The Thumb and a Week with Roberto Aussel

Many helpful tips from the teachers, including Roberto Aussel, here in the program have revolved around the the thumb. It has become quite apparent to me just how much we neglect the thumb as guitarists. We get a good consistent sound and keep it, never changing the way we pluck just where we pluck on the string. Even I have been guilty of not exploring all of the possible colors the thumb can produce. Though it is common practice today to play only with nails on all fingers, the timbre and color created by plucking the bass strings with only the flesh of the thumb is very effective and, to me, too underused. I don’t blame today’s guitarists so much as it is not a concept much emphasized of even taught by many of today’s teachers. Fernando Sor, who in the beginning played guitar without nails, eventually converted to plucking the strings of the guitar with the nails of his fingers, but he always preferred the sound of the bass and his thumb without nails. Part of my experience in this program has opened my eyes as to why that is. Thinking about the timbre and color produced by the thumb should be just as thoughtful and planned as the melodies of the pieces we play. That is to say, we shouldn’t give up on the thumb nail entirely, but rather it is a suggestion to incorporate new sounds to the thumb.

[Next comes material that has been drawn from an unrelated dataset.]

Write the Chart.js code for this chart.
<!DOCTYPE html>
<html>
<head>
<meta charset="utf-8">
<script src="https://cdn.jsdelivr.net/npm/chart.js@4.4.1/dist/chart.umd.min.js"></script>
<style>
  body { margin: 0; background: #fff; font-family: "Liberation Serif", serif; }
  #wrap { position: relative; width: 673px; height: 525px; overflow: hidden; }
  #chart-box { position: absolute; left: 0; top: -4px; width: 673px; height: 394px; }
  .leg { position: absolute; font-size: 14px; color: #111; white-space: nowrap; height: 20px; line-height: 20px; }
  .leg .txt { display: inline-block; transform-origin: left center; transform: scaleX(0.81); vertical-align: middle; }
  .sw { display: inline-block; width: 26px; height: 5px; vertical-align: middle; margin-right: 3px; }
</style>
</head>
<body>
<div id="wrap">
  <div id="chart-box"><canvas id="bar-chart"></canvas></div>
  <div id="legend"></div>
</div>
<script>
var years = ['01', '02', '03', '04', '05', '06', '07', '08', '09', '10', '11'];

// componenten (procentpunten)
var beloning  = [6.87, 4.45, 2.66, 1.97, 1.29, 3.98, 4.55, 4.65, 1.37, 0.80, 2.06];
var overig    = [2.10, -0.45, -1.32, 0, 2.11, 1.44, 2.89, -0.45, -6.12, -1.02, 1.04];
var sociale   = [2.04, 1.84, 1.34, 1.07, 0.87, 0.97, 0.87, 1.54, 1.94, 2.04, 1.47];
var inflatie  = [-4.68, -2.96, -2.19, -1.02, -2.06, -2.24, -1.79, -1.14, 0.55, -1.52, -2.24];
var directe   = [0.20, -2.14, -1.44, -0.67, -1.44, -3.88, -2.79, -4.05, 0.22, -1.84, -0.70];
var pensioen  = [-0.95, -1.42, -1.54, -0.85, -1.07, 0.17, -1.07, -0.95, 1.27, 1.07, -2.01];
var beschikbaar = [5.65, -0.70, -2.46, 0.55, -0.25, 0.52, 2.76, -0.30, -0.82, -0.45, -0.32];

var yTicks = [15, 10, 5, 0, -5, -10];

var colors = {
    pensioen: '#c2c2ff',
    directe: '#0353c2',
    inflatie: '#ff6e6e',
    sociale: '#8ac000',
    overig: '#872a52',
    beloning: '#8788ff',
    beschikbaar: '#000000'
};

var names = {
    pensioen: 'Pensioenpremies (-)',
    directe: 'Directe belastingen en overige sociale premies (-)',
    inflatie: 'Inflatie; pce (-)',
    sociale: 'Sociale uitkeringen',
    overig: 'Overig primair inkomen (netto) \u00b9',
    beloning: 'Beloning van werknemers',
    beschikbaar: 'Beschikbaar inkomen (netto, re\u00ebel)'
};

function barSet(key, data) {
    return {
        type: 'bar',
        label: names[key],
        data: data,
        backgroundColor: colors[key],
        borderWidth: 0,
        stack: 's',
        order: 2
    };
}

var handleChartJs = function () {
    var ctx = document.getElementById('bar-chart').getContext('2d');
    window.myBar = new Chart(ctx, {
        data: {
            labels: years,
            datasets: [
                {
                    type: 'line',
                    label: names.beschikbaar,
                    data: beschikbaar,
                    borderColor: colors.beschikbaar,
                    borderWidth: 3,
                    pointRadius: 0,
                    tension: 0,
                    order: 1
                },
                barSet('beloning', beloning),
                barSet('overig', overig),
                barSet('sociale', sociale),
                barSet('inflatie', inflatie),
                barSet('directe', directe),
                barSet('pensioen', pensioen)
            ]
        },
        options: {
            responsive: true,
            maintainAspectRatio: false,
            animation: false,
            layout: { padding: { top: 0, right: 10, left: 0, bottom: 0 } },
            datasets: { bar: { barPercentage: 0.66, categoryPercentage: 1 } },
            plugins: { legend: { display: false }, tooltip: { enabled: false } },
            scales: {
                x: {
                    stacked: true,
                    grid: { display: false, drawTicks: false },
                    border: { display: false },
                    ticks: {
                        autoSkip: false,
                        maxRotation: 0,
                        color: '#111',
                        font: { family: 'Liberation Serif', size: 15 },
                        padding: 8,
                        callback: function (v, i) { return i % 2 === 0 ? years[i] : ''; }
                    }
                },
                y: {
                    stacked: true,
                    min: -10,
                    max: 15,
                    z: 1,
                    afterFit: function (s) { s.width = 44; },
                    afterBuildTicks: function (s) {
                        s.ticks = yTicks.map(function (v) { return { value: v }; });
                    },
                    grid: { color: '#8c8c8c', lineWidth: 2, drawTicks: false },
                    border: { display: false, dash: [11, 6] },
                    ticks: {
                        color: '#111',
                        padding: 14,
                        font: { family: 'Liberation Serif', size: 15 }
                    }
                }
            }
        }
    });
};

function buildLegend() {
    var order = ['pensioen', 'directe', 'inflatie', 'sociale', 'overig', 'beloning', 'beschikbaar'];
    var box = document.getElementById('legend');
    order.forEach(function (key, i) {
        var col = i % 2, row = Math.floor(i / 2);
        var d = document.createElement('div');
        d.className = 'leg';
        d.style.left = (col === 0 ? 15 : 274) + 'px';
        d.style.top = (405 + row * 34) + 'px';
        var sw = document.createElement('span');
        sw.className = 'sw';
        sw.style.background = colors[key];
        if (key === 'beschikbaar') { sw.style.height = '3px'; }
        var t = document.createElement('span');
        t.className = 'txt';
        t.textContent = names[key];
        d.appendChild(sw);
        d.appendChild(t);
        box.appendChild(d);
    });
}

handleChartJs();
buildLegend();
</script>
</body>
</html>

Technique for the thumb is very important as well. With Roberto Aussel lessons, we covered the music of Latin America. The rhythm of this music is often the most important thing, and it is often driven by the bass, and hence the thumb. Developing the independence of the thumb can help make the dance rhythms clearer with accents and also by stopping the ringing open string bass notes. It is quite difficult to do, but it can make a huge difference in your interpretation as well as your overall technique in general.

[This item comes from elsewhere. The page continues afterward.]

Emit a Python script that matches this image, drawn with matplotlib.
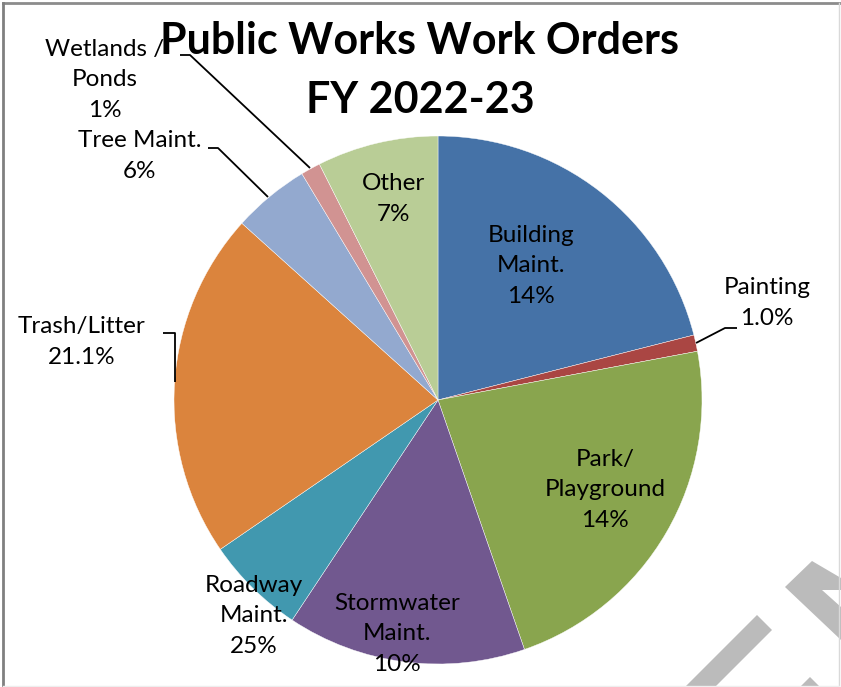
import matplotlib
matplotlib.use("Agg")
import matplotlib.pyplot as plt
from matplotlib.patches import Polygon

W, H = 841, 687

categories = ["Building Maint.", "Painting", "Park/Playground", "Stormwater Maint.",
              "Roadway Maint.", "Trash/Litter", "Tree Maint.", "Wetlands / Ponds", "Other"]
values = [21.0, 1.0, 22.6, 14.6, 6.1, 21.2, 4.7, 1.2, 7.4]
label_texts = ["Building\nMaint.\n14%", "Painting\n1.0%", "Park/\nPlayground\n14%",
               "Stormwater\nMaint.\n10%", "Roadway\nMaint.\n25%", "Trash/Litter\n21.1%",
               "Tree Maint.\n6%", "Wetlands /\nPonds\n1%", "Other\n7%"]
colors = ["#4572A7", "#AA4643", "#89A54E", "#71588F", "#4198AF",
          "#DB843D", "#93A9CF", "#D19392", "#B9CD96"]
title_lines = ["Public Works Work Orders", "FY 2022-23"]

# layout (pixel coordinates, y measured from top)
cx, cy, R = 438, 400, 264
label_pos = [(531, 266), (767, 303), (605, 490), (397, 634), (254, 616),
             (82, 342), (140, 156), (105, 80), (394, 199)]
leaders = [None,
           [(696, 343), (725, 328), (737, 328)],
           None, None, None,
           [(163, 333), (175, 333), (175, 382)],
           [(208, 148), (218, 148), (268, 197)],
           [(180, 55), (190, 55), (310, 168)],
           None]

def Y(y):
    return H - y

fig = plt.figure(figsize=(W / 100, H / 100), dpi=100)
ax = fig.add_axes([0, 0, 1, 1])
ax.pie(values, colors=colors, startangle=90, counterclock=False,
       center=(cx, Y(cy)), radius=R,
       wedgeprops=dict(edgecolor="white", linewidth=0.3))
ax.set_xlim(0, W)
ax.set_ylim(0, H)
ax.set_aspect("auto")
ax.axis("off")

FONT = "Lato"
for txt, (x, y) in zip(label_texts, label_pos):
    ax.text(x, Y(y), txt, ha="center", va="center", fontsize=17.5, family=FONT,
            color="black", linespacing=1.55)

for pts in leaders:
    if pts:
        ax.plot([p[0] for p in pts], [Y(p[1]) for p in pts], color="black", lw=1.3,
                solid_capstyle="butt")

ax.text(420, Y(41), title_lines[0], ha="center", va="center", fontsize=31,
        fontweight="bold", family=FONT)
ax.text(420, Y(100), title_lines[1], ha="center", va="center", fontsize=31,
        fontweight="bold", family=FONT)

# watermark fragments
wm = "#bbbbbb"
for poly in [
    [(757, 615), (772, 630), (715, 687), (685, 687)],
    [(812, 561), (841, 578), (841, 590), (822, 590), (841, 607), (841, 640), (785, 587)],
    [(800, 687), (810, 677), (820, 687)],
]:
    ax.add_patch(Polygon([(x, Y(y)) for x, y in poly], closed=True, facecolor=wm,
                         edgecolor="none"))

# frame
ax.plot([3, W], [Y(3), Y(3)], color="#8c8c8c", lw=2)
ax.plot([3.5, 3.5], [Y(3), Y(687)], color="#808080", lw=2)
ax.plot([839, 839], [Y(3), Y(686)], color="#d9d9d9", lw=1)
ax.plot([3, 839], [Y(686), Y(686)], color="#eeeeee", lw=1)

fig.savefig("out.png", dpi=100)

Though not about the thumb, tere is a helpful exercise for playing legato with the left hand while shifting positions on the same string. Maestro Aussel showed it to us. It is an exercise from Abel Carlevaro’s method, which I highly recommend guitarists check out. There are many great exercises for building technique in both hands. Practice the movements of the shifts slowly at first and as legato as possible. Then, slowly speed up the movements while maintaining the same result.